### Task instructions:
Everything from the first line of the data below through the line that contains "148.658 148.670 148.579" should be written out exactly, please, and nothing more; the pictures stay out.

::::::::::

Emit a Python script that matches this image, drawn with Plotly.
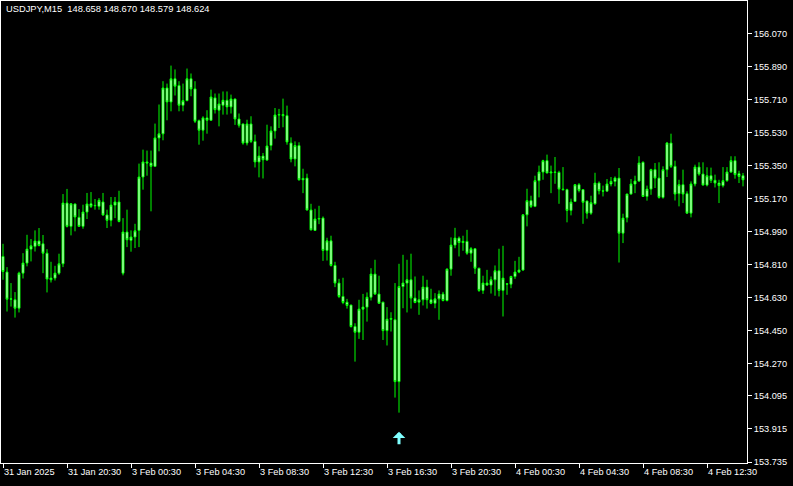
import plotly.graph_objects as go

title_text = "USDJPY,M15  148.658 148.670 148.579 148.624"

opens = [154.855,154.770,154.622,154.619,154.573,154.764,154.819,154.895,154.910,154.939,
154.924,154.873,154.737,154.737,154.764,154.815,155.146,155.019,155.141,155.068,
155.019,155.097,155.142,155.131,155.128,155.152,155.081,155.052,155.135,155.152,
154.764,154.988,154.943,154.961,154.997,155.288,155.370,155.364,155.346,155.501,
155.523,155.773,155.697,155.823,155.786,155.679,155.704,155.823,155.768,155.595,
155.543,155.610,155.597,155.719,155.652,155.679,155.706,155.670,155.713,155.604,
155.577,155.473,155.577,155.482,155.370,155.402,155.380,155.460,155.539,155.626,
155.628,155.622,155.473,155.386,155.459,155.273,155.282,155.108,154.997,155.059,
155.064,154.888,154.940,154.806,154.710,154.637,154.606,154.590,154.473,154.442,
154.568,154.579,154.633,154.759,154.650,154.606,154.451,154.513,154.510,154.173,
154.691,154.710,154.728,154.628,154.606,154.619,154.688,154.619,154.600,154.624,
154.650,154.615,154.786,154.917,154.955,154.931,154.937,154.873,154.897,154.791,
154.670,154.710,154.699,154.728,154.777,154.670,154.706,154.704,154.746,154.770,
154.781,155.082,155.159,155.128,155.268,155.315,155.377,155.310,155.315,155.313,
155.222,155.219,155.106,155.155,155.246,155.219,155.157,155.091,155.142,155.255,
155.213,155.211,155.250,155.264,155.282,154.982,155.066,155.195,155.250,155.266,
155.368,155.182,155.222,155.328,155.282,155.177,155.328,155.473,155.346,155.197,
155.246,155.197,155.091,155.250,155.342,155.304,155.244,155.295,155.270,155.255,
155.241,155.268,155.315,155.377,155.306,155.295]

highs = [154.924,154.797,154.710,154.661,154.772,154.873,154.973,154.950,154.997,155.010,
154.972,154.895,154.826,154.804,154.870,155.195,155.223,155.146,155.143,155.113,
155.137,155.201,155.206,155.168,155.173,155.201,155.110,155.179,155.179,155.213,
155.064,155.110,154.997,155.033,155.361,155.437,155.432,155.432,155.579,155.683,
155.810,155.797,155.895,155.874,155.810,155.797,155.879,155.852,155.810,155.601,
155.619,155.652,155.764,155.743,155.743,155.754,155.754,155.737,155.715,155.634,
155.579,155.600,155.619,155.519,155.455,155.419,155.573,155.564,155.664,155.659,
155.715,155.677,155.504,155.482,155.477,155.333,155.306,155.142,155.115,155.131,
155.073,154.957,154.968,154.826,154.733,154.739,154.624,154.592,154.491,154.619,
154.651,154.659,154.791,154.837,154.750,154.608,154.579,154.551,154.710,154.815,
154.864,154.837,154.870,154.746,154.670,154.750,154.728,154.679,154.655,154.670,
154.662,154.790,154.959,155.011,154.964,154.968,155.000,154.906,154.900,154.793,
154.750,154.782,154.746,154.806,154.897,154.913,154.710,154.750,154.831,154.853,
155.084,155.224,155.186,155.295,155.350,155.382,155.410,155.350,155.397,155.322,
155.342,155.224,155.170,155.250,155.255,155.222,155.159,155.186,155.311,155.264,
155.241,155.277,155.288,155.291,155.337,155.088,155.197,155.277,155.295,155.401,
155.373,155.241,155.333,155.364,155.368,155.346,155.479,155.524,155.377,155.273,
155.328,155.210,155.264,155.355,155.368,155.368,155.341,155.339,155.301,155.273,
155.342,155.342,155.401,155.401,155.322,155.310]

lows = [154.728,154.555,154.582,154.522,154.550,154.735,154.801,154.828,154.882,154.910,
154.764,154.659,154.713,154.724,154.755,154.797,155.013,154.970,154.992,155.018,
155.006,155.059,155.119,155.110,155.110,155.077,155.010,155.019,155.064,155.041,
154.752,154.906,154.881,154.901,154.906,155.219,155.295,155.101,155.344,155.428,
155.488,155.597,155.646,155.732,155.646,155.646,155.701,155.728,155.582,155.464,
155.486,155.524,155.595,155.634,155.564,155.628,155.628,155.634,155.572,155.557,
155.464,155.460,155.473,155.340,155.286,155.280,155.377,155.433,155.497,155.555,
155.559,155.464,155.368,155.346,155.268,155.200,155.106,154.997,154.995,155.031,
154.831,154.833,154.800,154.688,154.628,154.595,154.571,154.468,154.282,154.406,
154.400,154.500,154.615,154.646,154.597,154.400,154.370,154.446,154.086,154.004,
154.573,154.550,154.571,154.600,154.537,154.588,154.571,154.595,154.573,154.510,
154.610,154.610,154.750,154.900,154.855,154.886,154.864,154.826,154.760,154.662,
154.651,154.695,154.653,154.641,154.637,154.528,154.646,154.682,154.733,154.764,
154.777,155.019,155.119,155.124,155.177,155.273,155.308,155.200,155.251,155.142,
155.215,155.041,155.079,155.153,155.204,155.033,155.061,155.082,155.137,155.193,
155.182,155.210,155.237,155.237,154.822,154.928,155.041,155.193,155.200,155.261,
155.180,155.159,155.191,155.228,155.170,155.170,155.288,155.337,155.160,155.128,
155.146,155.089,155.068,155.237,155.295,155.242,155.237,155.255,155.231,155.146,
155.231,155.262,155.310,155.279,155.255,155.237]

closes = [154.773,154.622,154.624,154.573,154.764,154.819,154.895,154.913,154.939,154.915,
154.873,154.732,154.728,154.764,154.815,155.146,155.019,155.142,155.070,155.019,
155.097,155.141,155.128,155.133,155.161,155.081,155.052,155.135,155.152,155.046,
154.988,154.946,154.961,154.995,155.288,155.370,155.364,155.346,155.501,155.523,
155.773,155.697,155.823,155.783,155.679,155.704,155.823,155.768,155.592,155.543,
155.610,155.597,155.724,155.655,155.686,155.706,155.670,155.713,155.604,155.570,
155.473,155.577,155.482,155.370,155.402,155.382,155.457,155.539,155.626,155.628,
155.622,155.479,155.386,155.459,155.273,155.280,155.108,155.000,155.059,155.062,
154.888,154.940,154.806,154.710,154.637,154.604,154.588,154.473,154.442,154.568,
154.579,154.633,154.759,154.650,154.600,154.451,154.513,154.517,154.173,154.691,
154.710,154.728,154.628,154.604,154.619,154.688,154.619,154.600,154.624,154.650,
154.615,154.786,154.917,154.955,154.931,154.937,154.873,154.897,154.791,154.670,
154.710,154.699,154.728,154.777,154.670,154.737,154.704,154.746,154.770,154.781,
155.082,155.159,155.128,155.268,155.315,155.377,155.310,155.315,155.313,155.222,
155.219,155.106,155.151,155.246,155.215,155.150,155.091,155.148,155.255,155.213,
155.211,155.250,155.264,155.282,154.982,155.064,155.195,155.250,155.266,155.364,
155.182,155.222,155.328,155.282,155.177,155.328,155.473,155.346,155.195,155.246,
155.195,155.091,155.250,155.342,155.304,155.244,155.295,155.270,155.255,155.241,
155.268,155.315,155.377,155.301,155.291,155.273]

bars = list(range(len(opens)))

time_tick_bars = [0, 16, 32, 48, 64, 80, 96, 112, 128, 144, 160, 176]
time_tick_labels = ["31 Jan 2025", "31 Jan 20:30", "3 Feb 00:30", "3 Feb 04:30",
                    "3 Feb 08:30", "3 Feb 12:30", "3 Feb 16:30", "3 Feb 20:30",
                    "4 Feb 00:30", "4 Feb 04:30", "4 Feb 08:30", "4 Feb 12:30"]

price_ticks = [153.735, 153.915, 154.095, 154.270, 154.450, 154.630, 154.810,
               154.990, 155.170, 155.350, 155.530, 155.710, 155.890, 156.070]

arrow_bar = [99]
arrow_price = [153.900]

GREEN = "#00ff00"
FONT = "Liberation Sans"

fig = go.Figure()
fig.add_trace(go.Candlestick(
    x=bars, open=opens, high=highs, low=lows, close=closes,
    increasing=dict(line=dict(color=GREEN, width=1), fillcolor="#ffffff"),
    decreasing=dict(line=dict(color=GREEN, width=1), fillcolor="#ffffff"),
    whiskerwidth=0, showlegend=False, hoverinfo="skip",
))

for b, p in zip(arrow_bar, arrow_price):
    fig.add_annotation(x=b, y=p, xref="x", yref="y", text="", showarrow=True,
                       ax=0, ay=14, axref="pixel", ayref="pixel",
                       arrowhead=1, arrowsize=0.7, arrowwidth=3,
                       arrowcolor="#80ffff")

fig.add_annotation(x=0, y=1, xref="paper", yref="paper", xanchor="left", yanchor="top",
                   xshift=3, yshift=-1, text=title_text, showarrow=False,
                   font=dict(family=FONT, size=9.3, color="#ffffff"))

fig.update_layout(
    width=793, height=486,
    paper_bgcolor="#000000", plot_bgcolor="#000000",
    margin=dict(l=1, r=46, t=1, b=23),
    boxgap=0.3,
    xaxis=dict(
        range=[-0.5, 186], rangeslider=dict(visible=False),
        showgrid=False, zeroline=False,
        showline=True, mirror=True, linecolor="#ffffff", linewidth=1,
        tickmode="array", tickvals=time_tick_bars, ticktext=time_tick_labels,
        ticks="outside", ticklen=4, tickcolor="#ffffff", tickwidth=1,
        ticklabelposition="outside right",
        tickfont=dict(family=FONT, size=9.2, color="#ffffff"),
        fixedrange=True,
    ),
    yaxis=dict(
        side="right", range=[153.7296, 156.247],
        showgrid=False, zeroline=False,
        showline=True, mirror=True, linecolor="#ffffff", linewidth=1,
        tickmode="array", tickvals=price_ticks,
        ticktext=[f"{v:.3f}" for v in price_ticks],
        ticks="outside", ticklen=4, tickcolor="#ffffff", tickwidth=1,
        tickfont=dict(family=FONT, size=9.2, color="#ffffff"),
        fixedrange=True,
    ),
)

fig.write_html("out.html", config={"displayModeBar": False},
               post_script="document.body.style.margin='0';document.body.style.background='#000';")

::::::::::

### Written response:
Emit a Python script that matches this image, drawn with Plotly.
import plotly.graph_objects as go

title_text = "USDJPY,M15  148.658 148.670 148.579 148.624"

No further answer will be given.